Daniell Zelený

Personal information
- Full name: Daniell Carl Zelený
- Date of birth: 19 October 1988 (age 37)
- Place of birth: Sydney, Australia
- Height: 1.85 m (6 ft 1 in)
- Positions: Center back; defensive midfielder;

Team information
- Current team: St George

Youth career
- Sutherland Sharks
- PCYC Parramatta

Senior career*
- Years: Team / Apps / (Gls)
- 2009–2010: Fraser Park / 42 / (5)
- 2010: Sydney Olympic / 5 / (0)
- 2011: Bankstown City Lions / 11 / (2)
- 2011–2012: Mohun Bagan / 14 / (0)
- 2012: Gresik United / 21 / (4)
- 2013: Kaya FC / 11 / (0)
- 2014: Churchill Brothers / 22 / (0)
- 2015–: St George / 21 / (0)

= Daniell Zeleny =

Australian soccer player (born 1988)

Daniell Zelený (born 19 October 1988) is an Australian soccer player who plays as a defender for Churchill Brothers SC in India.

==Career==
Zelený started his youth career at Sutherland Sharks, before moving onto PCYC Parramatta, as well as NSW Super League club Fraser Park, before signing with National Premier Leagues NSW club Sydney Olympic.

In November 2011, it was announced Zelený had travelled to India, and signed with I-League club Mohun Bagan A.C. for the 2011–12 I-League season, replacing fellow Australian and former A-League player Simon Storey.

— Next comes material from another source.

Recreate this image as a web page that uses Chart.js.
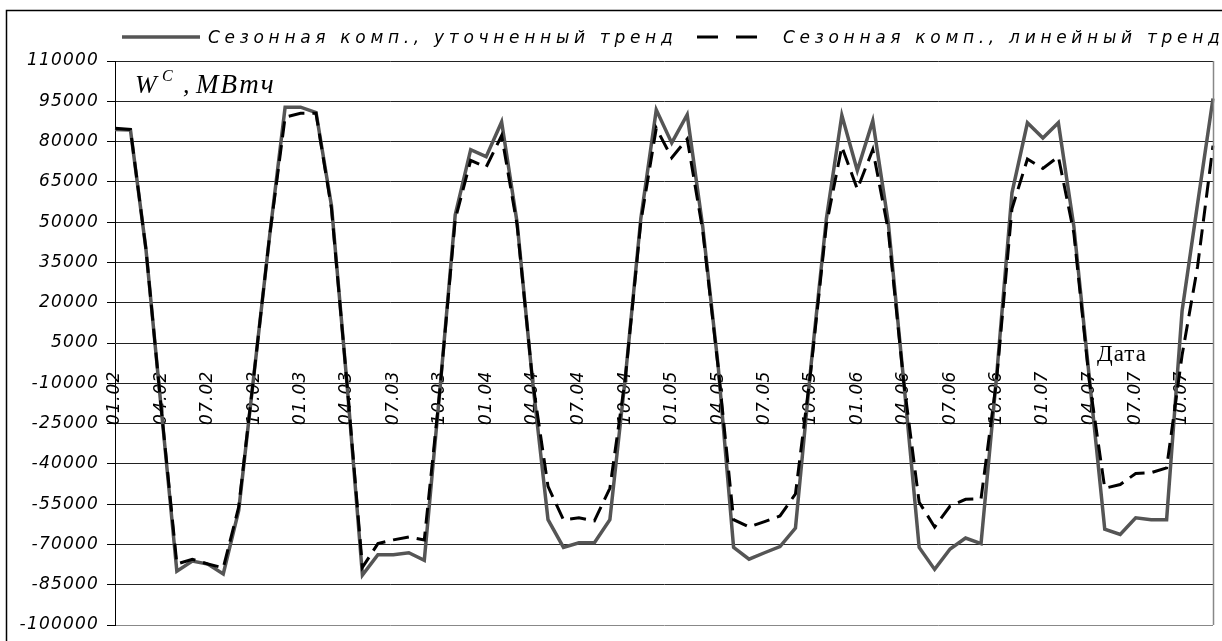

Zelený made his debut for Mohun Bagan A.C. in the East Bengal derby against Kingfisher East Bengal F.C. in front of 100 000 spectators. Zelený received widespread praise for his good performance in his first game for Mohun Bagan A.C., and would remain as a cult figure against Kingfisher East Bengal F.C. for the remainder of his tenure at Mohun Bagan A.C., earning the moniker of "Mr. Derby" amongst the supporters for his impressive performances against fiercest rivals Kingfisher East Bengal F.C.

In March 2012, Zelený signed for Gresik United in the Indonesia Super League.

Zelený moved to Kaya F.C. in the UFL Division 1 for the 2013 season, under the tutelage of fellow Australian, David Perkovic. On 11 April 2013, Zelený added to his reputation of being a "big-game player", as Kaya F.C. defeated rivals Global F.C. in a memorable game, that saw Kaya F.C. fight back from being 2–0 down, to win 3–2. This marked Kaya F.C.'s first win against Global F.C. in the club's history, and the first time Global F.C. had lost, since February 2012. On 13 June 2013, Zelený and Kaya repeated the same feat against Global F.C., coming from two goals behind to win the game 3–2. In doing so, Kaya ended Global's hopes of winning the UFL Championship, and became the only team in the competition to successfully defeat Global in both home and away games. Zelený ended the season having not lost a game whilst playing for Kaya F.C.

Churchill Brothers SC completed their foreign quota by signing Zelený from Kaya F.C. Churchill Brothers would go on to qualify for the knockout stages of the AFC Cup for the first time in their history, and also finished the season as Federation Cup champions.